*Given request*.
Search the listing below for the string "this" and copy every line where it occurs.

•••

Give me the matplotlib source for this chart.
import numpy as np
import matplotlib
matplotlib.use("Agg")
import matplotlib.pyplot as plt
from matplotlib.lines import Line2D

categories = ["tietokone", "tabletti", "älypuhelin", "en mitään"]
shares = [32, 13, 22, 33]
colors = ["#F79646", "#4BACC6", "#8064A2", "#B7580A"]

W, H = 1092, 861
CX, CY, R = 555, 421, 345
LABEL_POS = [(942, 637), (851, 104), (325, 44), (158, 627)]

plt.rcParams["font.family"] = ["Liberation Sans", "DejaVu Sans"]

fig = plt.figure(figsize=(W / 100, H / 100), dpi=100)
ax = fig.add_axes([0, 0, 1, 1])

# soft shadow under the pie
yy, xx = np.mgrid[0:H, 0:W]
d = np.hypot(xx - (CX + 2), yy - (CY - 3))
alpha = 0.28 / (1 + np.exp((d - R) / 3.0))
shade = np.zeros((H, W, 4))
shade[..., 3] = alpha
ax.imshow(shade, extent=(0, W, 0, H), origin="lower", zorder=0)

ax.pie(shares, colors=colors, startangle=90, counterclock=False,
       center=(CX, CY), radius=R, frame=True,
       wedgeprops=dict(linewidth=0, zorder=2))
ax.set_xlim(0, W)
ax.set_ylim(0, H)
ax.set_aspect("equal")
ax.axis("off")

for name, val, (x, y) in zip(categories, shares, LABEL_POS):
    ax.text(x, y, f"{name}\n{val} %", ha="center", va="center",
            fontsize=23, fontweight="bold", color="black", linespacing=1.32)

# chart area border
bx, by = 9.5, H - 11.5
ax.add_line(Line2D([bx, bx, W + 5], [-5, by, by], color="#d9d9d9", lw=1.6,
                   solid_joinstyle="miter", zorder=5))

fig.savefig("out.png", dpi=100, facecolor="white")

•••

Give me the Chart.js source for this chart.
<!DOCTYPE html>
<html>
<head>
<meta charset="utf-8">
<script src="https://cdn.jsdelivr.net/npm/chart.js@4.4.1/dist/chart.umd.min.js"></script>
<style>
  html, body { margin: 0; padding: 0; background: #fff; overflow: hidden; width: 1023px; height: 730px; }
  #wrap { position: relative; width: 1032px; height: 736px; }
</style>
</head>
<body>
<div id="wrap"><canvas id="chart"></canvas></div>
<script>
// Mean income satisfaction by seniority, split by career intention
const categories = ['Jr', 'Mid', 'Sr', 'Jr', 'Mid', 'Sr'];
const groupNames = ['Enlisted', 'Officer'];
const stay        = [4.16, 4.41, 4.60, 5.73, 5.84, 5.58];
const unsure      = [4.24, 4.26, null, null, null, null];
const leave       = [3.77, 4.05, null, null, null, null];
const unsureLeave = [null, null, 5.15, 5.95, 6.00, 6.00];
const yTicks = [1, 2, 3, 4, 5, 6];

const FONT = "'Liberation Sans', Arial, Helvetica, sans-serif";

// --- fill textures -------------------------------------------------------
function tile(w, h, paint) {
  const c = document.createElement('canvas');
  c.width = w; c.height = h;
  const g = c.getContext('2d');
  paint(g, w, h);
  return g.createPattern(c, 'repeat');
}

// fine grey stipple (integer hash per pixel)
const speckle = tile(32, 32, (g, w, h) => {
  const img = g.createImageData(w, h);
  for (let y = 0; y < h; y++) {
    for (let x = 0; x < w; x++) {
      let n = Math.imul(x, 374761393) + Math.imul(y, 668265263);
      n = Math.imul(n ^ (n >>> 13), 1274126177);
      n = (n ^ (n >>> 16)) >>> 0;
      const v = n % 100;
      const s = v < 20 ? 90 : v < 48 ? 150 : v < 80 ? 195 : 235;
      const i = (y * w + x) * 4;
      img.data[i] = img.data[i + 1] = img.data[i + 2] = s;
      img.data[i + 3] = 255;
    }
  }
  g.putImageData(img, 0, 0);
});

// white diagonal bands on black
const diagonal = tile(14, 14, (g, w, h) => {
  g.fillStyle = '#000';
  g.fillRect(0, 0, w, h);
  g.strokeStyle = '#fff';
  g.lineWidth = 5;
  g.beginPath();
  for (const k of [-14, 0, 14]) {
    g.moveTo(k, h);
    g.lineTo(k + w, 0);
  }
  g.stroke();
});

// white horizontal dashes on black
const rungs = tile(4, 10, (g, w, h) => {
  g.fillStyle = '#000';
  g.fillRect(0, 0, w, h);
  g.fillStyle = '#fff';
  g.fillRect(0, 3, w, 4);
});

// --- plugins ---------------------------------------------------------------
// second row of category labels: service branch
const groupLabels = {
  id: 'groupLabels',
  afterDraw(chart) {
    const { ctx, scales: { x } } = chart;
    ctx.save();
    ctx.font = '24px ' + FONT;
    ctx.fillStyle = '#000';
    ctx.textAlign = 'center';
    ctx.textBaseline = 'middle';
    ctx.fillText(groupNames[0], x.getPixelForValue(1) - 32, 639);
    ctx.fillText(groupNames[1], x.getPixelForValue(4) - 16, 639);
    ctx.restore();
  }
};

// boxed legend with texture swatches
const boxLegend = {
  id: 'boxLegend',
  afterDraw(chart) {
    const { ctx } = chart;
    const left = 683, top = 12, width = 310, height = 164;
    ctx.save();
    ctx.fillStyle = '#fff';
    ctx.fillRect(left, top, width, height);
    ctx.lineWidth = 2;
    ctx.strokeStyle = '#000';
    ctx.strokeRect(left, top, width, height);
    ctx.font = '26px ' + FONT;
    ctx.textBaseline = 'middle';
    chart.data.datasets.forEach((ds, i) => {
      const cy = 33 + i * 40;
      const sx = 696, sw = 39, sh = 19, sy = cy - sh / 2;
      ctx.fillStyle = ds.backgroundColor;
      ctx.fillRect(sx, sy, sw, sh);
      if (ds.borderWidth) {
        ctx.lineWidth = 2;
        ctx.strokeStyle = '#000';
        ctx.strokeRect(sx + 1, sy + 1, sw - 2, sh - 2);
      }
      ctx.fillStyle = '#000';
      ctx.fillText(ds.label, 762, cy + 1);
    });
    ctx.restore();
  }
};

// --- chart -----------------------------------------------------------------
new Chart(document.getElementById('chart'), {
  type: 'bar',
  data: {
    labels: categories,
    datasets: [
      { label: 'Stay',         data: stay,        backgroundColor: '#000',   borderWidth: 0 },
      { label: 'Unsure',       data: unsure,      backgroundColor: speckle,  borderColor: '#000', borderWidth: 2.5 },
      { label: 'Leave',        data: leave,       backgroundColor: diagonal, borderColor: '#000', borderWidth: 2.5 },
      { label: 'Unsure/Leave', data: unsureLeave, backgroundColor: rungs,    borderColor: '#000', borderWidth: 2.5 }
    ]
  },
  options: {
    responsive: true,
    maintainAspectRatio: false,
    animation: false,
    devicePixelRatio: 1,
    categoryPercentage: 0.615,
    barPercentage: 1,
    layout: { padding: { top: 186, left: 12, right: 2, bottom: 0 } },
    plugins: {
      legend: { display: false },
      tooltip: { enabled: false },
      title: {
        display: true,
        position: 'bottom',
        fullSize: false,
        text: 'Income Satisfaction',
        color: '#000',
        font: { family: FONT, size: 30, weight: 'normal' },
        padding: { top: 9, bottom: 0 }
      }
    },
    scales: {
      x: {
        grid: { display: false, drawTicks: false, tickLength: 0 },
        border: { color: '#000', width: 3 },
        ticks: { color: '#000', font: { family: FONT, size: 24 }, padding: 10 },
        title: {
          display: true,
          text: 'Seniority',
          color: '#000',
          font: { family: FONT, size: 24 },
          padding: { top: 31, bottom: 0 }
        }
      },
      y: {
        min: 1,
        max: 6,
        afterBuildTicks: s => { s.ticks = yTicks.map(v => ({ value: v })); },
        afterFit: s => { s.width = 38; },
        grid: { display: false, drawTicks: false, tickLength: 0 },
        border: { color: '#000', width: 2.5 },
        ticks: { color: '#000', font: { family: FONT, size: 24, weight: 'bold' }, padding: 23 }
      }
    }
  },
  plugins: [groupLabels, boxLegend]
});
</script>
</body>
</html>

•••

*Written reply*.
Give me the matplotlib source for this chart.
Give me the Chart.js source for this chart.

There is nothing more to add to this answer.